The United States National Herbarium was founded in 1848, and it now holds five million specimens, with a particular strength in type specimens. Housed in the botany collections of the Smithsonian’s Museum of Natural History (NMNH), the herbarium’s collection is now part of a new crowdsourcing project that allows anyone with Internet access to view and transcribe data from specimens and contribute to the expansion of the herbarium’s collections database. It’s a terrific way to engage with plants as historical artifacts, design objects, and, of course, as botanical specimens, while essentially doing important work for the Smithsonian from the comfort of your own device.
After registration, which requires no special credentials or knowledge, you can begin transcribing the text from the labels into a web form. The data you enter, once approved, becomes part of the specimens’ record. Sylvia Orli, an information manager from the department of botany who helps facilitate the NMNH’s program, says the transcription project is part of a global effort to digitize natural history records. Within the NMNH, the department of botany is among the first to use the new crowdsourcing transcription tool, and several other units within the Smithsonian are participating as well.
For designers, there is the opportunity to gain intimate knowledge of plants’ anatomy, as well as to admire their unique architectural properties. The specimens currently on view are visually exquisite, which is no accident, Orli says. “We put up our sexier plants! We try to put up our most striking specimens—if we put up a bunch of grass specimens, it wouldn’t be as exciting.” The department of botany currently has both historical and contemporary specimens up for transcription in the Tiliaceae and Passifloraceae families and the Gossypium (cotton) genus.
The botanical specimens are intriguing for historians as well as scientists, because the field books from which many of the specimens are derived are historical objects, while the plants themselves are collected for the botany department, among others. “If you are interested in the historical context for the specimens, you can transcribe the field notes,” Orli says, “or you can transcribe the botanical specimen labels.”
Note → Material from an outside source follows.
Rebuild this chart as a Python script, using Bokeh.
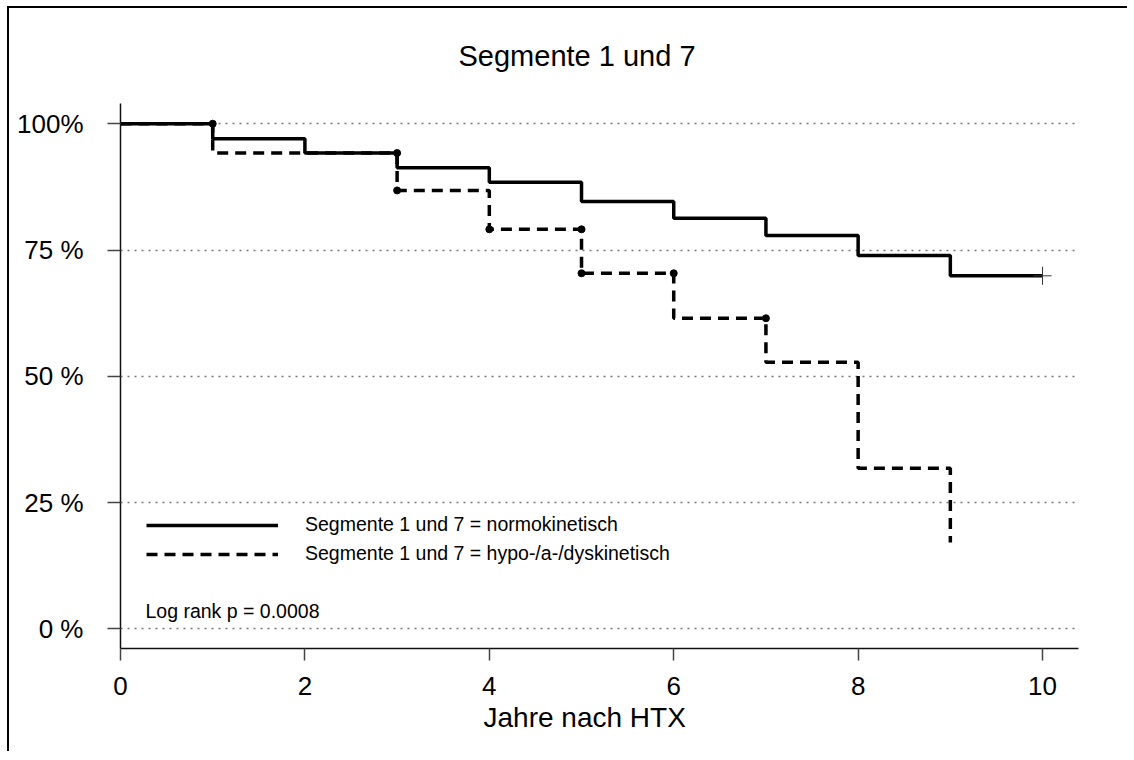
from bokeh.plotting import figure
from bokeh.models import Range1d, FixedTicker, Label, Legend, LegendItem, Title
from bokeh.embed import file_html
from bokeh.resources import INLINE

# ---- data ----
title_text = "Segmente 1 und 7"
x_label = "Jahre nach HTX"
series_names = ["Segmente 1 und 7 = normokinetisch",
                "Segmente 1 und 7 = hypo-/a-/dyskinetisch"]

normo_years = [0, 1, 2, 3, 4, 5, 6, 7, 8, 9, 10]
normo_surv = [100, 97.0, 94.2, 91.3, 88.4, 84.6, 81.3, 77.9, 73.9, 69.9, 69.9]
normo_censor_year = [10]
normo_censor_surv = [69.9]

hypo_years = [0, 1, 3, 4, 5, 6, 7, 8, 9]
hypo_surv = [100, 94.2, 86.8, 79.1, 70.4, 61.5, 52.8, 31.8, 17.1]
hypo_dot_years = [1, 3, 3, 4, 5, 5, 6, 7]
hypo_dot_surv = [100, 94.2, 86.8, 79.1, 79.1, 70.4, 70.4, 61.5]

x_ticks = [0, 2, 4, 6, 8, 10]
y_ticks = [0, 25, 50, 75, 100]
y_tick_labels = ["0 %", "25 %", "50 %", "75 %", "100%"]
logrank_text = "Log rank p = 0.0008"

FONT = "Liberation Sans"

p = figure(width=1120, height=745,
           x_range=Range1d(0, 10.39), y_range=Range1d(-3.86, 104.0),
           output_backend="svg", toolbar_location=None,
           min_border_left=111, min_border_right=51,
           min_border_top=95, min_border_bottom=105)
p.styles = {"border-left": "2px solid black", "border-top": "2px solid black",
            "margin-left": "7px", "margin-top": "6px"}
p.outline_line_color = None
p.background_fill_color = "white"
p.border_fill_color = "white"

# axes
p.xaxis.ticker = FixedTicker(ticks=x_ticks)
p.yaxis.ticker = FixedTicker(ticks=y_ticks)
p.yaxis.major_label_overrides = {t: l for t, l in zip(y_ticks, y_tick_labels)}
for ax in (p.xaxis[0], p.yaxis[0]):
    ax.axis_line_color = "#111111"
    ax.axis_line_width = 1.5
    ax.major_tick_line_color = "#444444"
    ax.major_tick_line_width = 1.5
    ax.major_tick_in = 0
    ax.minor_tick_line_color = None
    ax.major_label_text_font = FONT
    ax.major_label_text_color = "black"
    ax.major_label_text_font_size = "26px"
p.xaxis.major_tick_out = 12
p.xaxis.major_label_standoff = 16
p.yaxis.major_tick_out = 13
p.yaxis.major_label_standoff = 24

p.xgrid.visible = False
p.ygrid.grid_line_color = "#777777"
p.ygrid.grid_line_dash = "2 5"
p.ygrid.grid_line_width = 1.5

# curves
r_hypo = p.step(hypo_years, hypo_surv, mode="after", line_color="black",
                line_width=3.5, line_dash="11 7")
p.scatter(hypo_dot_years, hypo_dot_surv, size=7, color="black")
r_normo = p.step(normo_years, normo_surv, mode="after", line_color="black",
                 line_width=3.5)
p.scatter(normo_censor_year, normo_censor_surv, marker="cross", size=18,
          line_color="#333333", line_width=1)

legend = Legend(items=[LegendItem(label=series_names[0], renderers=[r_normo]),
                       LegendItem(label=series_names[1], renderers=[r_hypo])],
                location=(26, 83), glyph_width=132, glyph_height=20,
                label_standoff=27, spacing=6, padding=0, margin=0,
                background_fill_alpha=0, border_line_color=None,
                label_text_font=FONT, label_text_font_size="19.5px",
                label_text_color="black")
p.add_layout(legend)

p.add_layout(Title(text=title_text, align="left", offset=338, standoff=60,
                   vertical_align="top",
                   text_font=FONT, text_font_size="29px",
                   text_font_style="normal", text_color="black"), "above")
p.add_layout(Title(text=x_label, align="left", offset=363, standoff=4,
                   text_font=FONT, text_font_size="28px",
                   text_font_style="normal", text_color="black"), "below")
p.add_layout(Label(x=0.271, y=3.66, text=logrank_text, text_align="left",
                   text_baseline="middle", text_font=FONT,
                   text_font_size="19.5px", text_color="black"))

open("out.html", "w").write(file_html(p, INLINE))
Field books’ transcriptions have been extraordinarily successful. “Over the first six months, nine of the field books were complete. In the last two months, 14 more were done,” says Riccardo Ferrante, the director of digital services and IT archivist at the Smithsonian Archives. Transcribing the field books and their specimens allows researchers to do more sophisticated analysis on more data. Once you have more material, Ferrante says, you can begin to map and trace how plant species move in to regions or change over time.
The NMNH currently has a number of interesting field books available for transcription, and new ones go up all the time.
- Field notes, Death Valley Expedition, 1891. Frederick V. Coville, later the U.S. Department of Agriculture’s chief botanist and honorary curator of the National Herbarium. Primarily desert plants.
- Joseph Francis Rock’s Field Book No. 16001-18850. Collecting in China from May 1928 to November 1929. Mostly botanical specimens in Asia.
- Journal of Facts in Natural History. Volume 1, 1860–1868. Benjamin Dann Walsh, state entomologist of Illinois. Rock Island area of the Mississippi River. From the description: “Try your hand at transcribing the first volume of Walsh’s detailed notes of insects in this region and help us expand our understanding of Mississippi River biodiversity during the Civil War.”
- Smithsonian African expedition under the direction of Col. Theodore Roosevelt (1909–1910), book 1, numbers 1–1858.